La araña vampiro

Crítica de David Obarrio - Cinemarama

Aracnofobia

Resulta que probablemente me equivoqué con Los paranoicos. Cuando vi la primera película de Gabriel Medina hace cuatro años escribí esto, un poco sorprendido por las alabanzas prácticamente unánimes que no se cansaba de recibir. Los paranoicos daba entonces toda la sensación de ser algo así como una fortaleza diseñada a prueba de cuestionamientos, una pieza de cine de naturaleza inexpugnable, que hacía de sus apelaciones a los géneros cinematográficos, de su evidente solvencia técnica y narrativa y de la fluidez más o menos invisible de sus escenas los argumentos de una genialidad que no terminaba de parecerme tan obligatoria.

El caso es que la mayoría de la gente sigue amando Los paranoicos, yo fui cediendo a mi vez, con el tiempo, y en mi cabeza, esa película que vi solo en una ocasión y de la que creí tener una idea acabada para toda la eternidad, fue perdiendo fuerza como para continuar siendo un motivo de disputa hasta pasar sin más a la zona de las batallas que abandonamos de a poco, quizá con una sonrisa de cansancio, mitad de condescendencia, mitad de disculpas por una obstinación que no creímos vergonzante pero que lo pareció con el correr del tiempo: ya no nos peleamos por una película. Yo no lo hago, de todas formas.

La aparición de La araña vampiro, cuatro años después de aquel debut de Medina como director, viene tal vez a resignificar su cine. O a dotar de una fuerza nueva lo que ya estaba en germen. La película es tan ferozmente extraña como la criatura de su título, y debería llevarnos a revalorizar –en un giro que no alcanza a remediar del todo la torpeza inicial con la que recibimos Los paranoicos– la fuerza esencial que habita en el corazón del cine del director. La araña vampiro podría ser una variación de la película anterior, una modulación nueva de ideas parecidas, que retoma un tema principal ampliándolo y reformulándolo. Medina retoma fragmentos genéricos para hacer un cine decididamente moderno con una pericia y una convicción sin concesiones hacia el potencial público de su cine.

Un chico llega con su padre a una casita incrustada en un paraje perdido de las sierras de Córdoba.
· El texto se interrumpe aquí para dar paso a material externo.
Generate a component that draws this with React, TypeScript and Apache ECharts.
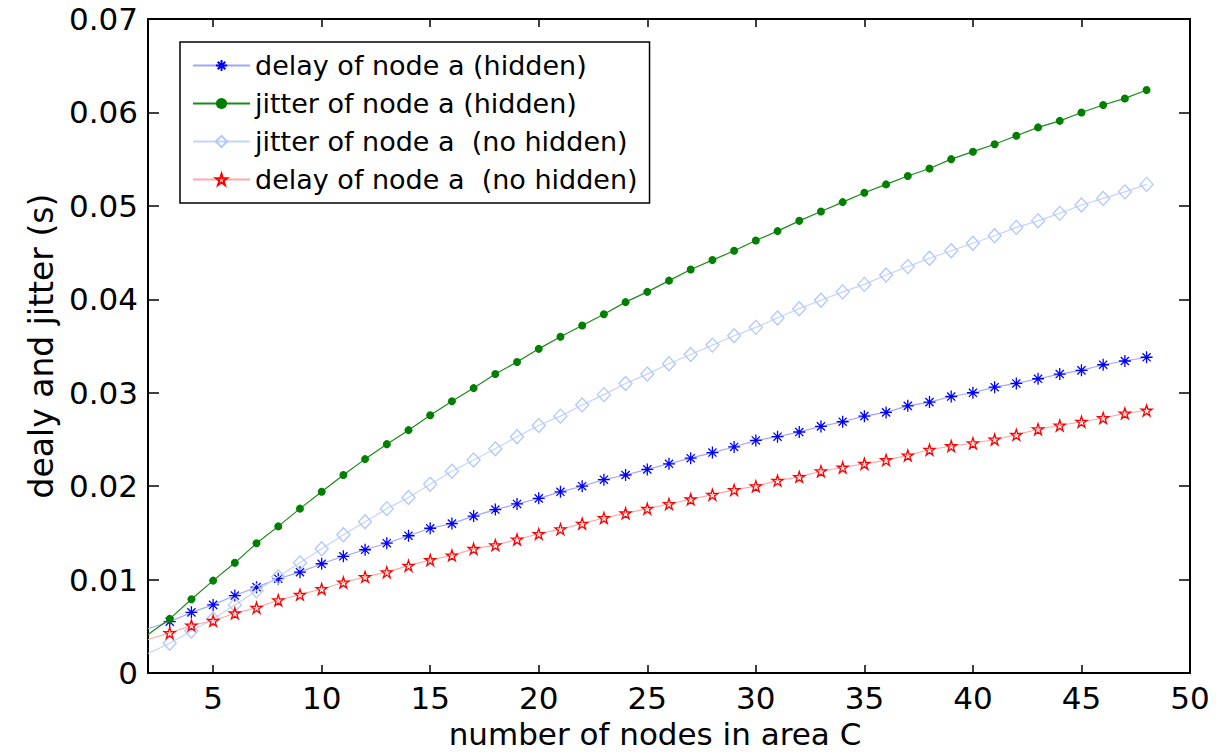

El chico no las tiene todas consigo, luce como alejado del mundo y de quienes lo rodean. El actor Martín Piroyansky –más eficaz y felizmente controlado que nunca– se las arregla para imprimirle a sus clásicas zancadas de eterno adolescente torpe un tono de desolación cósmica que devela de inmediato su grado de ensimismamiento sin que sea necesaria una sola palabra. En esos primeros minutos de película el malestar no se nombra pero aparece doblado sobre los personajes de un modo que el director disimula con infinita nobleza con los modales casi imperceptibles de una comedia agridulce. Enseguida queda claro que el plan familiar es que el hombre pase unos días a solas con su hijo para ocuparse debidamente de él. Sin embargo, al chico lo pica una araña en medio de la noche y lo que se proponía en principio como un viaje terapéutico para una familia en crisis termina siendo un furioso trip por la conciencia en el que el paisaje interior y el exterior parecen cruzarse e intercalarse como en una cinta de Moebius.

El hipocondríaco que hace Piroyansky podría representar una versión más joven y apocada del personaje que encaraba Daniel Hendler en Los paranoicos. Una vez más, el universo se modifica con breves golpes de voluntad –se modifica para uno, por lo menos– acicateada por el temor y la incertidumbre, pero también de un azar que juega a favor de la epifanía y de las abruptas fluctuaciones de una conciencia en estado de alerta. En La araña vampiro se trata de despertarse en un mundo cuyas reglas se desconocen, de ser sacudido, golpeado por el miedo, y de iniciar un camino de aprendizaje y dolor. Medina filma las ondulaciones de las sierras cordobesas como si fueran parte de un territorio mental pero sin ceder nunca a la tentación de un onirismo al paso. Su tremenda habilidad como cineasta consiste, en parte, en conseguir que el relato se enrarezca mediante una progresión implacable de señales dramáticas obteniendo al mismo tiempo imágenes nítidas y perfectamente legibles. El guía del protagonista por los parajes de las sierras, un alcohólico lúcido interpretado por el nunca valorado como corresponde Jorge Sesán –en otra actuación inmensa y amenazante– intercambia roles con el chico y ofrece destellos de una vulnerabilidad cuya pudorosa manifestación se convierte, acaso, en el núcleo secreto de la película. Medina construye una contundente fábula de iniciación y conocimiento personal dejando que el misterio de la araña que pica con marcas como las de un vampiro permanezca flotando en los intersticios de los planos, irresuelto e inasible: una pieza recóndita en la maquinaria de la ficción.